There was little work until a television movie, Two of a Kind (1982), then a long run as Dr Ranson in the popular series Falcon Crest. He played Hugh Hefner in Star 80 and a supporting role in the sex comedy Class (both 1983). Two years later, during the resurgence of the New Zealand film industry, he went there to star in the caper Shaker Run (1986).

He then worked steadily in television and the cinema, averaging two films a year. This allowed him time for his enthusiasms, tennis and skiing, and for flying, which had been his passion since his teens. Few of the movies were of great note: he played the president in Escape from LA (1996), but was demoted to vice-president in Mach 2 (2001).

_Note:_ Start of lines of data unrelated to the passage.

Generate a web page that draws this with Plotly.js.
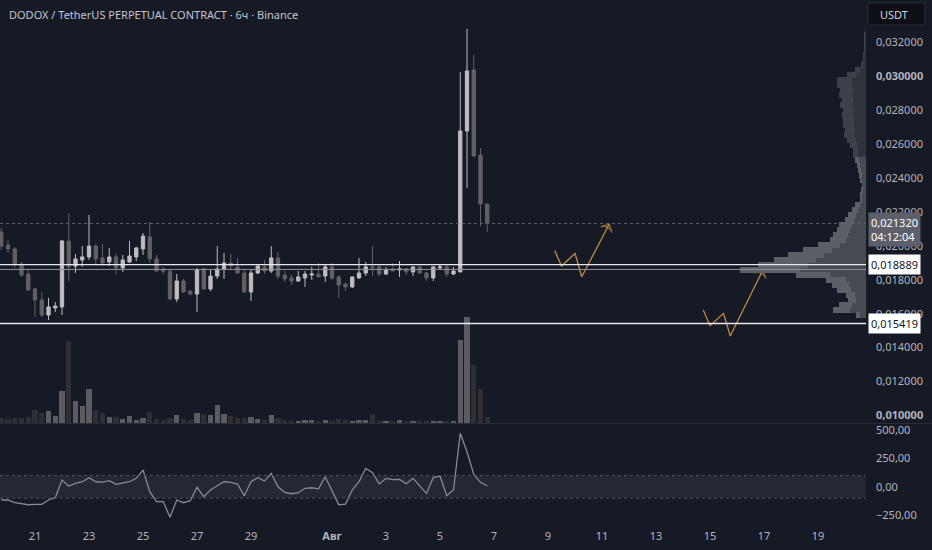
<!DOCTYPE html>
<html>
<head>
<meta charset="utf-8">
<script src="https://cdn.plot.ly/plotly-3.0.1.min.js"></script>
<style>
html,body{margin:0;padding:0;background:#161a25;}
#chart{width:932px;height:550px;}
</style>
</head>
<body>
<div id="chart"></div>
<script>
// ---------- DATA ----------
// 6h candles starting 2023-07-19 18:00 (regular time index)
const candleStart = Date.UTC(2023, 6, 19, 18);
const candleStepHours = 6;

const open = [0.02082,0.02005,0.01982,0.01893,0.01834,0.01746,0.01681,0.01592,0.01634,0.01640,
  0.02029,0.01881,0.01917,0.01935,0.01999,0.01929,0.01905,0.01935,0.01870,0.01905,
  0.01935,0.01982,0.02053,0.01923,0.01858,0.01852,0.01687,0.01793,0.01734,0.01716,
  0.01864,0.01746,0.01822,0.01864,0.01899,0.01876,0.01840,0.01728,0.01840,0.01876,
  0.01852,0.01929,0.01828,0.01811,0.01793,0.01811,0.01828,0.01834,0.01822,0.01876,
  0.01817,0.01775,0.01758,0.01811,0.01840,0.01876,0.01876,0.01834,0.01864,0.01858,
  0.01864,0.01846,0.01876,0.01840,0.01811,0.01870,0.01876,0.01834,0.01846,0.02678,
  0.03038,0.02536,0.02247];
const high = [0.02106,0.02035,0.01994,0.01905,0.01864,0.01752,0.01728,0.01693,0.01669,0.02035,
  0.02194,0.01952,0.01999,0.02182,0.02011,0.02011,0.01988,0.01958,0.01946,0.02029,
  0.01994,0.02076,0.02141,0.01946,0.01876,0.01864,0.01834,0.01805,0.01740,0.01870,
  0.01870,0.01858,0.01999,0.01958,0.01952,0.01929,0.01858,0.01858,0.01893,0.01917,
  0.01999,0.01964,0.01852,0.01828,0.01852,0.01852,0.01876,0.01899,0.01887,0.01899,
  0.01828,0.01781,0.01817,0.01929,0.01905,0.01999,0.01893,0.01876,0.01899,0.01911,
  0.01870,0.01876,0.01876,0.01846,0.01881,0.01893,0.01887,0.01876,0.03026,0.03280,
  0.03126,0.02578,0.02247];
const low = [0.01976,0.01958,0.01870,0.01817,0.01734,0.01581,0.01581,0.01563,0.01610,0.01592,
  0.01793,0.01840,0.01876,0.01917,0.01893,0.01881,0.01881,0.01828,0.01846,0.01899,
  0.01911,0.01946,0.01899,0.01846,0.01834,0.01681,0.01669,0.01722,0.01710,0.01610,
  0.01740,0.01734,0.01805,0.01805,0.01858,0.01834,0.01722,0.01675,0.01834,0.01834,
  0.01840,0.01805,0.01787,0.01769,0.01787,0.01758,0.01799,0.01817,0.01787,0.01799,
  0.01693,0.01734,0.01752,0.01805,0.01822,0.01822,0.01822,0.01828,0.01852,0.01817,
  0.01828,0.01822,0.01834,0.01793,0.01793,0.01858,0.01817,0.01828,0.01846,0.02342,
  0.02525,0.02117,0.02082];
const close = [0.01999,0.01982,0.01893,0.01828,0.01740,0.01681,0.01592,0.01640,0.01645,0.02029,
  0.01876,0.01923,0.01935,0.01999,0.01923,0.01899,0.01935,0.01870,0.01917,0.01940,
  0.01988,0.02058,0.01923,0.01852,0.01852,0.01687,0.01793,0.01728,0.01716,0.01858,
  0.01746,0.01822,0.01864,0.01899,0.01881,0.01840,0.01728,0.01840,0.01881,0.01852,
  0.01929,0.01822,0.01805,0.01793,0.01817,0.01834,0.01834,0.01817,0.01876,0.01811,
  0.01769,0.01758,0.01817,0.01840,0.01876,0.01870,0.01834,0.01858,0.01852,0.01864,
  0.01846,0.01876,0.01840,0.01811,0.01876,0.01876,0.01834,0.01852,0.02678,0.03032,
  0.02530,0.02247,0.02132];
// volume (thousands, estimated)
const volume = [50,40,50,50,60,130,100,120,70,320,
  820,220,170,340,130,100,60,60,40,70,
  30,50,110,40,30,50,80,40,30,100,
  90,80,180,90,70,50,50,60,40,30,
  80,50,30,20,20,30,30,20,30,20,
  40,30,20,30,30,90,20,20,20,30,
  20,20,20,20,20,20,20,20,830,1060,
  580,340,60];
// CCI-like oscillator
const osc = [-117,-117,-141,-147,-159,-155,-155,-117,-97,59,
  6,30,44,80,44,41,53,21,35,44,
  74,147,-44,-132,-132,-270,-117,-141,-123,-5,
  -88,-29,9,44,39,24,-79,44,80,50,
  118,0,-50,-62,-53,-14,-9,-18,88,-35,
  -159,-153,-29,44,162,124,24,74,62,65,
  27,74,6,-59,80,94,-79,-29,471,309,
  109,39,6];

// visible-range volume profile
const profPrice = [0.03274,0.03244,0.03215,0.03185,0.03156,0.03126,0.03097,0.03067,0.03038,0.03008,
  0.02979,0.02949,0.02920,0.02890,0.02861,0.02831,0.02802,0.02772,0.02743,0.02713,
  0.02684,0.02654,0.02625,0.02595,0.02566,0.02536,0.02507,0.02477,0.02448,0.02418,
  0.02389,0.02359,0.02330,0.02300,0.02271,0.02241,0.02212,0.02182,0.02153,0.02123,
  0.02094,0.02064,0.02035,0.02005,0.01976,0.01946,0.01917,0.01887,0.01858,0.01828,
  0.01799,0.01769,0.01740,0.01710,0.01681,0.01651,0.01622,0.01592];
const profInner = [1,1,1,1,1,2,2,3,6,10,14,14,13,14,13,14,12,13,12,12,
  11,12,10,9,8,8,7,6,5,4,4,3,3,4,4,6,8,10,12,14,
  16,18,20,26,34,42,50,58,66,36,20,17,15,11,10,14,16,6];
const profOuter = [0,1,1,1,1,1,1,2,5,9,15,15,13,13,11,12,11,11,11,11,
  10,10,9,7,5,5,4,3,3,3,2,1,2,2,2,5,6,8,9,13,
  13,15,16,22,29,36,42,50,60,34,20,17,14,9,8,13,17,4];
const valueAreaTop = 0.02507;

// price levels & drawings
const lastPrice = 0.02132;
const lastPriceText = "0,021320";
const countdownText = "04:12:04";
const levelPrices = [0.018889, 0.015419];
const levelTexts = ["0,018889", "0,015419"];
const grayLinePrice = 0.01861;
const path1Times = ['2023-08-09 06:00','2023-08-09 12:00','2023-08-10 00:00','2023-08-10 06:00','2023-08-11 06:30'];
const path1Prices = [0.01972,0.01881,0.01956,0.01818,0.02129];
const path2Times = ['2023-08-14 18:00','2023-08-15 00:00','2023-08-15 12:00','2023-08-15 18:00','2023-08-16 23:00'];
const path2Prices = [0.01622,0.01529,0.01602,0.01468,0.01858];

// axes ticks
const xTickVals = ['2023-07-21','2023-07-23','2023-07-25','2023-07-27','2023-07-29','2023-08-01','2023-08-03','2023-08-05','2023-08-07','2023-08-09','2023-08-11','2023-08-13','2023-08-15','2023-08-17','2023-08-19'];
const xTickText = ['21','23','25','27','29','<b>Авг</b>','3','5','7','9','11','13','15','17','19'];
const priceTickVals = [0.010,0.012,0.014,0.016,0.018,0.020,0.022,0.024,0.026,0.028,0.030,0.032];
const priceTickText = ['<b>0,010000</b>','0,012000','0,014000','0,016000','0,018000','0,020000','0,022000','0,024000','0,026000','0,028000','<b>0,030000</b>','0,032000'];
const oscTickVals = [500,250,0,-250];
const oscTickText = ['500,00','250,00','0,00','\u2212250,00'];
const titleText = "DODOX / TetherUS PERPETUAL CONTRACT · 6ч · Binance";

// ---------- BUILD ----------
const times = open.map((_, i) => {
  const d = new Date(candleStart + i * candleStepHours * 3600e3);
  return d.toISOString().slice(0, 16).replace('T', ' ');
});
const bull = open.map((o, i) => close[i] >= o);
const BG = '#161a25';
const TXT = '#b2b5be';
const FONT = 'Noto Sans, sans-serif';

const profInnerColors = profPrice.map(p => p <= valueAreaTop ? '#484a51' : '#30333b');
const profOuterColors = profPrice.map(p => p <= valueAreaTop ? '#5d5f66' : '#3d4048');
const profBinWidth = 0.00032;

const traces = [
  {type:'bar', orientation:'h', x:profInner, y:profPrice, xaxis:'x2', yaxis:'y',
   width:profBinWidth, marker:{color:profInnerColors, line:{width:0}}, hoverinfo:'skip'},
  {type:'bar', orientation:'h', x:profOuter, y:profPrice, xaxis:'x2', yaxis:'y',
   width:profBinWidth, marker:{color:profOuterColors, line:{width:0}}, hoverinfo:'skip'},
  {type:'bar', x:times, y:volume, xaxis:'x', yaxis:'y2',
   width:candleStepHours*3600e3*0.8,
   marker:{color:bull.map(b => b ? '#5b5c62' : '#2d2f35'), line:{width:0}}, hoverinfo:'skip'},
  {type:'candlestick', x:times, open:open, high:high, low:low, close:close, xaxis:'x', yaxis:'y',
   increasing:{line:{color:'#bdbdc0', width:1}, fillcolor:'#bdbdc0'},
   decreasing:{line:{color:'#616165', width:1}, fillcolor:'#616165'},
   whiskerwidth:0, hoverinfo:'skip'},
  {type:'scatter', mode:'lines', x:times, y:osc, xaxis:'x', yaxis:'y3',
   line:{color:'#878a93', width:1.3}, hoverinfo:'skip'},
  {type:'scatter', mode:'lines+markers', x:path1Times, y:path1Prices, xaxis:'x', yaxis:'y',
   line:{color:'#c08a43', width:1.3},
   marker:{symbol:'arrow-wide-open', size:path1Times.map((_, i) => i === path1Times.length-1 ? 9 : 0),
           angleref:'previous', color:'#c08a43', line:{color:'#c08a43', width:1.3}}, hoverinfo:'skip'},
  {type:'scatter', mode:'lines+markers', x:path2Times, y:path2Prices, xaxis:'x', yaxis:'y',
   line:{color:'#c08a43', width:1.3},
   marker:{symbol:'arrow-wide-open', size:path2Times.map((_, i) => i === path2Times.length-1 ? 9 : 0),
           angleref:'previous', color:'#c08a43', line:{color:'#c08a43', width:1.3}}, hoverinfo:'skip'}
];

const mainDomain = [0.1897, 1];
const oscDomain = [0, 0.1877];

const shapes = [
  {type:'rect', xref:'paper', yref:'y3', x0:0, x1:1, y0:-100, y1:100,
   fillcolor:'rgba(120,124,138,0.15)', line:{width:0}, layer:'below'},
  {type:'line', xref:'paper', yref:'y3', x0:0, x1:1, y0:100, y1:100, line:{color:'#4c505c', width:1, dash:'dot'}},
  {type:'line', xref:'paper', yref:'y3', x0:0, x1:1, y0:-100, y1:-100, line:{color:'#4c505c', width:1, dash:'dot'}},
  {type:'line', xref:'paper', yref:'paper', x0:0, x1:1.08, y0:0.1887, y1:0.1887, line:{color:'#2a2e39', width:1}},
  {type:'line', xref:'paper', yref:'y', x0:0, x1:1, y0:lastPrice, y1:lastPrice, line:{color:'#5d606b', width:1, dash:'dot'}},
  {type:'line', xref:'paper', yref:'y', x0:0, x1:1, y0:grayLinePrice, y1:grayLinePrice, line:{color:'#8f929b', width:1}},
  ...levelPrices.map(p => ({type:'line', xref:'paper', yref:'y', x0:0, x1:1, y0:p, y1:p, line:{color:'#e6e8ee', width:1.3}})),
  {type:'rect', xref:'paper', yref:'paper', x0:1.0023, x1:1.068, y0:0.952, y1:0.9943,
   fillcolor:'#0d0f15', line:{color:'#2a2e39', width:1}}
];

const annotations = [
  {xref:'paper', yref:'paper', x:0, y:0.973, xshift:7, xanchor:'left', yanchor:'middle', showarrow:false,
   text:titleText, font:{family:FONT, size:11, color:'#c3c6ce'}},
  {xref:'paper', yref:'paper', x:1.0023, y:0.9731, xshift:10, xanchor:'left', yanchor:'middle', showarrow:false,
   text:'USDT', font:{family:FONT, size:11, color:'#d1d4dc'}},
  {xref:'paper', yref:'y', x:1, y:lastPrice, xshift:2, yshift:-6, xanchor:'left', yanchor:'middle', showarrow:false,
   text:lastPriceText + '<br>' + countdownText, align:'left', bgcolor:'#5d606b', borderpad:2,
   font:{family:FONT, size:11, color:'#ffffff'}},
  ...levelPrices.map((p, i) => ({xref:'paper', yref:'y', x:1, y:p, xshift:2, xanchor:'left', yanchor:'middle', showarrow:false,
   text:levelTexts[i], bgcolor:'#ffffff', borderpad:2, font:{family:FONT, size:11, color:'#131722'}}))
];

const axisCommon = {showgrid:false, zeroline:false, showline:false, fixedrange:true};

const layout = {
  width:932, height:550,
  margin:{l:0, r:66, t:0, b:28},
  paper_bgcolor:BG, plot_bgcolor:BG,
  showlegend:false, hovermode:false,
  barmode:'stack', bargap:0,
  font:{family:FONT, size:11, color:TXT},
  xaxis:Object.assign({}, axisCommon, {
    type:'date', anchor:'y3', domain:[0,1],
    range:['2023-07-19 16:53', '2023-08-20 18:40'],
    tickmode:'array', tickvals:xTickVals, ticktext:xTickText,
    ticks:'', ticklabelstandoff:6, tickfont:{family:FONT, size:11, color:TXT},
    rangeslider:{visible:false}
  }),
  xaxis2:Object.assign({}, axisCommon, {
    overlaying:'x', anchor:'y', range:[866, 0], visible:false
  }),
  yaxis:Object.assign({}, axisCommon, {
    domain:mainDomain, anchor:'x', side:'right',
    range:[0.009551, 0.034508],
    tickmode:'array', tickvals:priceTickVals, ticktext:priceTickText,
    ticks:'', ticklabelstandoff:9, tickfont:{family:FONT, size:11, color:TXT}
  }),
  yaxis2:Object.assign({}, axisCommon, {
    overlaying:'y', anchor:'x', side:'right', range:[0, 4230], visible:false
  }),
  yaxis3:Object.assign({}, axisCommon, {
    domain:oscDomain, anchor:'x', side:'right',
    range:[-311, 553],
    tickmode:'array', tickvals:oscTickVals, ticktext:oscTickText,
    ticks:'', ticklabelstandoff:9, tickfont:{family:FONT, size:11, color:TXT}
  }),
  shapes:shapes,
  annotations:annotations
};

Plotly.newPlot('chart', traces, layout, {displayModeBar:false, staticPlot:true});
</script>
</body>
</html>
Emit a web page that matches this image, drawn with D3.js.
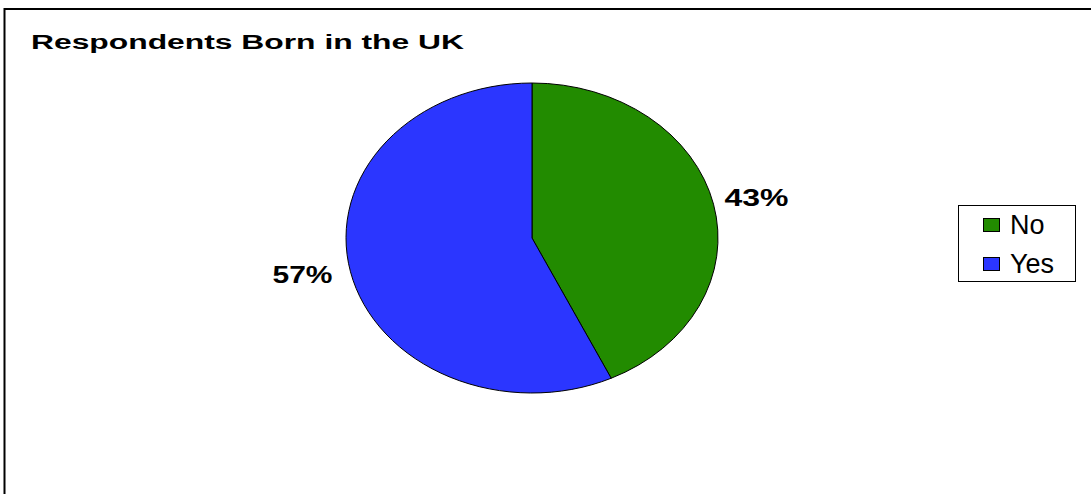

Although he notched up relatively few credits in the following years, he was probably seen by larger audiences than at any time during his long career when he was cast as Ben Parker – the hero's elderly uncle – in Sam Raimi's Spider-Man (2002) and its sequels. Despite his liberal politics and refusal to play the Hollywood game, he had proved himself to be a survivor in a business he described as unstable – "rather like trying to stand up in a canoe with your pants down".

He was twice married and twice divorced, and is survived by a daughter, Stephanie, and a granddaughter.

• Clifford Parker Robertson, actor, born 9 September 1923; died 10 September 2011

http://www.guardian.co.uk/film/2011/sep/11/cliff-robertson-obituary

Liked him in Underworld USA, The Best Man, Charly, J. W. Coop, The Great Northfield, Minnesota Raid, Three Days of the Condor, Obsession, Spider-Man and the television series, Washington Behind Closed Doors.